Mar 23, 2014 11:47
"Neurodiverse" and "Neurotypical" are words we had to invent because there were no words for "People who have brains that work in a way that's close enough to average to be called average by the general observer," and, "People whose brains are demonstrably not average." You can't say "cognitively disabled", because some atypical conditions like synesthesia and giftedness aren't disabilities. You can't say "abnormal", because that implies disease and is rather pejorative anyhow. Thus we use the word "Neurodiverse" to cover a huge range of atypical brains, starting with autism but covering everything from intellectual disability, post-stroke, TBI, and developmental brain issues, to savant syndrome, synesthesia, and giftedness.
"Neurotypical" is not just a word for people who are not autistic. It's a word for people who fall roughly in the (statistical) normal range for cognitive functioning and neurology. It started in the autism community, but it's a word that is useful for other groups, too.
If you want to say, "People with ADHD are not (usually) on the autism spectrum", you may say, "People with ADHD are (usually) non-autistic." "Not autistic" covers neurotypicals, as well as people with atypical brains who do not have autism; we didn't need to make a new word to cover people who weren't autistic, because we already had an easy way of saying that. But to talk about people whose brains weren't remarkably unusual, without using the term "normal" (the connotations of "normal" and "abnormal" carry too much baggage to be used as neutral terms), we needed a new word. So we use "Neurotypical."
We're not the only group that does this. For example: Cisgender (opposite of transgender); heterosexual (opposite of homosexual); able-bodied (opposite of physically disabled); sighted (opposite of blind); hearing (opposite of deaf/Deaf); people of color (opposite of white); indigenous (a group of people who already lived in a place when another group invaded or settled there). Some words are adapted from words that already exist. Some words are invented. They're often ways to talk about things without using the term "normal", because "normal" implies quite a lot of things that we don't mean when we talk about the majority as opposed to the minority.

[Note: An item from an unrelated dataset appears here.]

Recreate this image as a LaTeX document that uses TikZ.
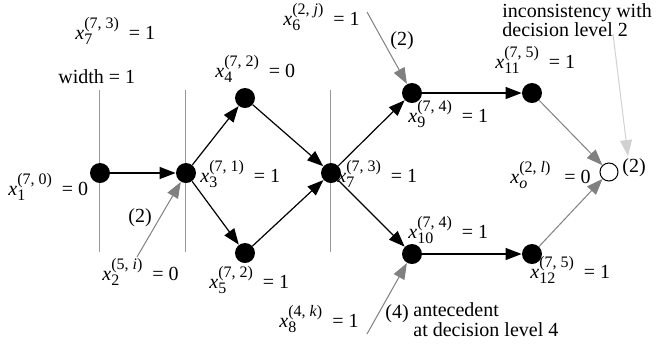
\documentclass[tikz,border=0pt]{standalone}
\usepackage{fontspec}
\setmainfont{Liberation Serif}
\usetikzlibrary{arrows.meta}

% variable with level/antecedent superscript
\newcommand{\xvar}[2]{\textit{x}\rlap{\raisebox{-0.6ex}{\footnotesize #1}}\raisebox{1.1ex}{\footnotesize #2}\hspace{5pt}}

\tikzset{
  dot/.style={circle, fill=black, inner sep=0pt, minimum size=10pt},
  opendot/.style={circle, draw=black, line width=0.5pt, inner sep=0pt, minimum size=9pt},
  lbl/.style={anchor=base west, inner sep=0pt},
  imp/.style={-{Triangle[length=8pt,width=6pt]}, line width=0.6pt},
  ante/.style={-{Triangle[length=8pt,width=6pt]}, draw=gray, line width=0.5pt},
  cut/.style={draw=gray!80, line width=0.5pt}
}

\begin{document}
\begin{tikzpicture}[x=0.5pt, y=-0.5pt]
\useasboundingbox (0,0) rectangle (661,345);

% cut lines
\draw[cut] (100,90) -- (100,252);
\draw[cut] (186,90) -- (186,252);
\draw[cut] (331,90) -- (331,252);

% implication graph
\node[dot] (x1) at (100,173) {};
\node[dot] (x3) at (186,173) {};
\node[dot] (x4) at (245,98) {};
\node[dot] (x5) at (245,253) {};
\node[dot] (x7) at (331,173) {};
\node[dot] (x9) at (412,93) {};
\node[dot] (x10) at (412,254) {};
\node[dot] (x11) at (532,93) {};
\node[dot] (x12) at (532,254) {};
\node[opendot] (xo) at (609,172) {};

\coordinate (from6) at (367,12);
\coordinate (from2) at (137,257);
\coordinate (from8) at (367,334);
\coordinate (fromnote) at (613,34);
\coordinate (tonote) at (628,156);

\draw[imp] (x1) -- (x3);
\draw[imp] (x3) -- (x4);
\draw[imp] (x3) -- (x5);
\draw[imp] (x4) -- (x7);
\draw[imp] (x5) -- (x7);
\draw[imp] (x7) -- (x9);
\draw[imp] (x7) -- (x10);
\draw[imp] (x9) -- (x11);
\draw[imp] (x10) -- (x12);
\draw[ante] (x11) -- (xo);
\draw[ante] (x12) -- (xo);
\draw[ante] (from6) -- (x9);
\draw[ante] (from2) -- (x3);
\draw[ante] (from8) -- (x10);
\draw[-{Triangle[length=8pt,width=6pt]}, draw=black!18, line width=0.5pt] (fromnote) -- (tonote);

% labels
\node[lbl] (l7top) at (75,39) {\xvar{7}{(7, 3)}= 1};
\node[lbl] (width) at (58,83) {width = 1};
\node[lbl] (l4) at (215,77) {\xvar{4}{(7, 2)}= 0};
\node[lbl] (l6) at (283,25) {\xvar{6}{(2, \textit{j})}= 1};
\node[lbl] (l3) at (200,182) {\xvar{3}{(7, 1)}= 1};
\node[lbl] (l1) at (8,195) {\xvar{1}{(7, 0)}= 0};
\node[lbl] (lev2a) at (128,222) {(2)};
\node[lbl] (l2) at (102,280) {\xvar{2}{(5, \textit{i})}= 0};
\node[lbl] (l5) at (209,288) {\xvar{5}{(7, 2)}= 1};
\node[lbl] (l7) at (337,182) {\xvar{7}{(7, 3)}= 1};
\node[lbl] (lev2b) at (390,45) {(2)};
\node[lbl] (l9) at (408,122) {\xvar{9}{(7, 4)}= 1};
\node[lbl] (l11) at (495,68) {\xvar{11}{(7, 5)}= 1};
\node[anchor=west, inner sep=0pt, align=left] (note) at (502,20) {inconsistency with\\[-2.5pt]decision level 2};
\node[lbl] (lo) at (510,183) {\xvar{\textit{o}}{(2, \textit{l})}\hspace{-5pt}\hspace{7pt}= 0};
\node[lbl] (lev2c) at (622,172) {(2)};
\node[lbl] (l10) at (408,238) {\xvar{10}{(7, 4)}= 1};
\node[lbl] (l12) at (530,278) {\xvar{12}{(7, 5)}= 1};
\node[lbl] (l8) at (279,327) {\xvar{8}{(4, \textit{k})}= 1};
\node[lbl] (lev4) at (385,318) {(4)};
\node[anchor=west, inner sep=0pt, align=left] (ante4) at (413,320) {antecedent\\[-2pt]at decision level 4};
\end{tikzpicture}
\end{document}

Because the human brain is so unique and so different from person to person, even "neurotypical" is a rather broad range. Neurotypicals may become artists, surgeons, politicians, or soldiers; their brains are flexible and can train to deal with all of those things. They have widely varying personalities, from the introverted bookworm to the charismatic cult leader, the impulsive adrenaline-addicted extreme athlete and the careful, detail-oriented archeologist. So we can't say they're all the same (that would be silly, nonsensical, and more than a little offensive)--but they all think in a way that's close enough to average that they fit into the way the world works without having to make major adjustments. They are also valuable as communicators and connections for the neurodiverse, because their cognitive flexibility and social talents allow them to--if they desire to do so--communicate with people who are very different from themselves. This allows the neurodiverse to contribute to their societies, when neurotypicals accept and include them, and strengthens the whole society as a result.